Posted: 08/03/2012 2:54 am

Mitt Romney comes by his reputation as a flip-flopper and dissembler fairly. His tax-paying history, views on health care, record as a Bain executive -- no one, including Romney himself it often appears, knows the whole truth about him, and what's worse the former Massachusetts governor doesn't seem keen on telling us. Perhaps this is why when Romney managed this week to verbalize a theory that actually makes a lot of sense so many immediately dismissed it for the simple reason that Mitt Romney said it.

Here's what he said:

"As you come here and you see the GDP per capita, for instance, in Israel, which is about $21,000, and compare that with the GDP per capita just across the areas managed by the Palestinian Authority, which is more like $10,000 per capita, you notice such a dramatically stark difference in economic vitality.

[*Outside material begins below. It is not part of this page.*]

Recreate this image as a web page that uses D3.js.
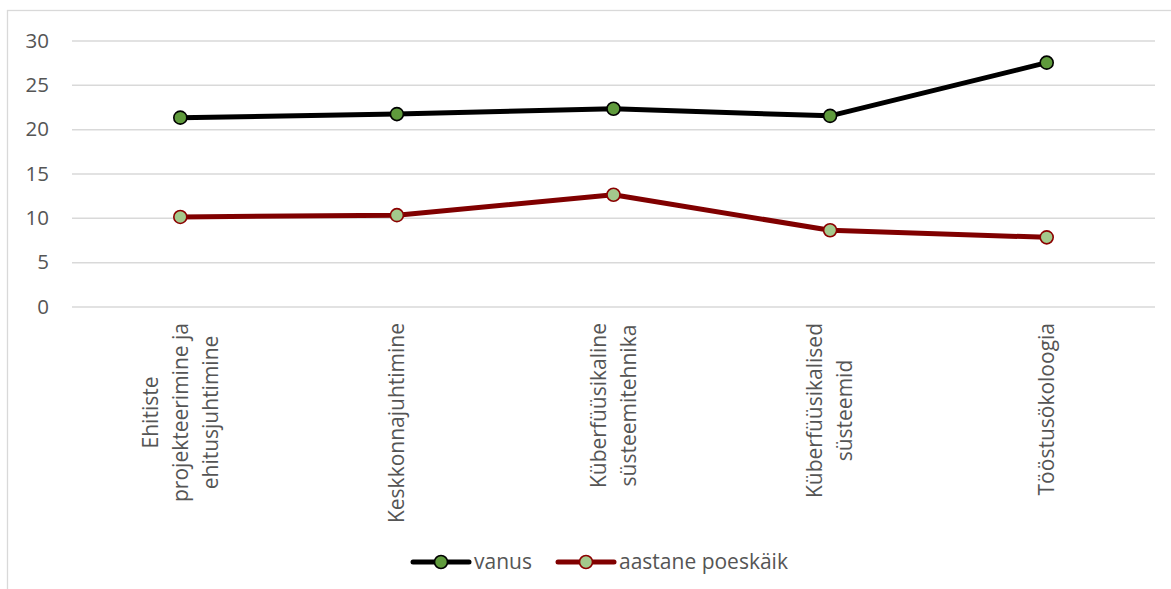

"Culture makes all the difference. And as I come here and I look out over this city and consider the accomplishments of the people of this nation, I recognize the power of at least culture and a few other things."



Call it what you want -- bald-faced pandering to rich Jewish donors and pro-Israel voters (a lot of whom, by the way, aren't actually Jews), or even racist, which is how the Palestinian government's Saeb Erakat termed it -- but the Republican candidate's comment during a speech in Jerusalem about the primacy of Israeli culture as compared to Palestinian culture was a fair point.

He didn't tell the whole story, of course -- Romney conveniently left out the not-insubstantial part about how Israel's control of many (but not all -- the Jewish state does not encircle Palestinian territories after all) points of entry into the West Bank and Gaza restricts Palestinians' freedom of movement and makes the passage of supplies much, much more difficult (it also, we must note, makes the passage of terrorist-related goods and services more difficult).

But Israel is only part of the Palestinians' problem -- and not even the most significant one facing that long-suffering people, as I will now show you.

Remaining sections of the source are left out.